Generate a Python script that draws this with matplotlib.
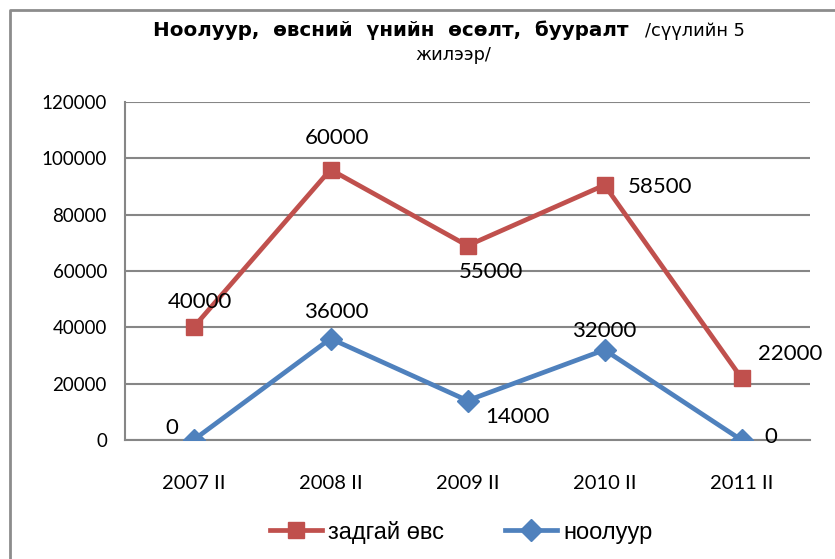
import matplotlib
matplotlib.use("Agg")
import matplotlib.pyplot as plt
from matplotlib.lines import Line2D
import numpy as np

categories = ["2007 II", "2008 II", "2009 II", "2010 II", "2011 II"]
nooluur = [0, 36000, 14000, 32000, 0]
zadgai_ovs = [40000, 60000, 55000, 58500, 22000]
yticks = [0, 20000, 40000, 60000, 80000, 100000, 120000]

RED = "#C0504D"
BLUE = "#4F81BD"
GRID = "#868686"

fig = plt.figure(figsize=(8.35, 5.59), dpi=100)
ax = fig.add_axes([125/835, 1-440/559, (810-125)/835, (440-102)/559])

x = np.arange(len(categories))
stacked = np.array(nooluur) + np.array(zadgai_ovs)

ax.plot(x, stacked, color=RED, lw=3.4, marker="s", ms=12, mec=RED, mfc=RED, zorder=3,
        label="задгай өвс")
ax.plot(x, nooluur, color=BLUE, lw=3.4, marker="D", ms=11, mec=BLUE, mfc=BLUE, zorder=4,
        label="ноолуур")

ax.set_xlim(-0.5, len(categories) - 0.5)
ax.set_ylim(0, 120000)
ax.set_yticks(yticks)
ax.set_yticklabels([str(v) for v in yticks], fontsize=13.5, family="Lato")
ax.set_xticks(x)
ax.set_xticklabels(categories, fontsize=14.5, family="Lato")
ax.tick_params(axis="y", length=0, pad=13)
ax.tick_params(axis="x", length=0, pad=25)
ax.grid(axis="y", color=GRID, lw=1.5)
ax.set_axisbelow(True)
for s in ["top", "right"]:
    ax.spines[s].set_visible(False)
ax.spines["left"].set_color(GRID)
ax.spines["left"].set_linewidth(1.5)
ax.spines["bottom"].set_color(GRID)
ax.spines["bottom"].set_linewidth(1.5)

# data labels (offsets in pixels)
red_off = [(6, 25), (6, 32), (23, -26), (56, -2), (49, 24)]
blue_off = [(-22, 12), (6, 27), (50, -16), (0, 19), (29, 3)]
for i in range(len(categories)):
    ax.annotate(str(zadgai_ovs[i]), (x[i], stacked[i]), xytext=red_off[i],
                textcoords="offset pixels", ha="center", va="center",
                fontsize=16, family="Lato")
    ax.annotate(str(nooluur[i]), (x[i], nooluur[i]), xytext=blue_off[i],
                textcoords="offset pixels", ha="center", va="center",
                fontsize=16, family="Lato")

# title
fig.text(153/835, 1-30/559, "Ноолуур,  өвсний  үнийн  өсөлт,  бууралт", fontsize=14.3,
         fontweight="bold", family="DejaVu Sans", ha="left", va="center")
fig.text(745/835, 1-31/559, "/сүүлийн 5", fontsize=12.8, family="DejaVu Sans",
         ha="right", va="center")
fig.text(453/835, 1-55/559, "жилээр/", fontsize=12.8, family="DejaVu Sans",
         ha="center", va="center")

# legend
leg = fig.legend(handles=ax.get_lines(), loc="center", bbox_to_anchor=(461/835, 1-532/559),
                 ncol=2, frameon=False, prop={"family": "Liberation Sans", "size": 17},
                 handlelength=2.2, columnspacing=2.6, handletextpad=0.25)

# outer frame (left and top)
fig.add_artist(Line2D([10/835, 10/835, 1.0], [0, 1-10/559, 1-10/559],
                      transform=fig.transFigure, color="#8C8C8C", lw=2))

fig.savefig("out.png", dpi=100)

* **What you have to do**:
Write out exactly the lines between the start of the data and the line with "stacked = np.array(nooluur)", including both, but none of the pictures.

* **Written answer**:
Generate a Python script that draws this with matplotlib.
import matplotlib
matplotlib.use("Agg")
import matplotlib.pyplot as plt
from matplotlib.lines import Line2D
import numpy as np

categories = ["2007 II", "2008 II", "2009 II", "2010 II", "2011 II"]
nooluur = [0, 36000, 14000, 32000, 0]
zadgai_ovs = [40000, 60000, 55000, 58500, 22000]
yticks = [0, 20000, 40000, 60000, 80000, 100000, 120000]

RED = "#C0504D"
BLUE = "#4F81BD"
GRID = "#868686"

fig = plt.figure(figsize=(8.35, 5.59), dpi=100)
ax = fig.add_axes([125/835, 1-440/559, (810-125)/835, (440-102)/559])

x = np.arange(len(categories))
stacked = np.array(nooluur) + np.array(zadgai_ovs)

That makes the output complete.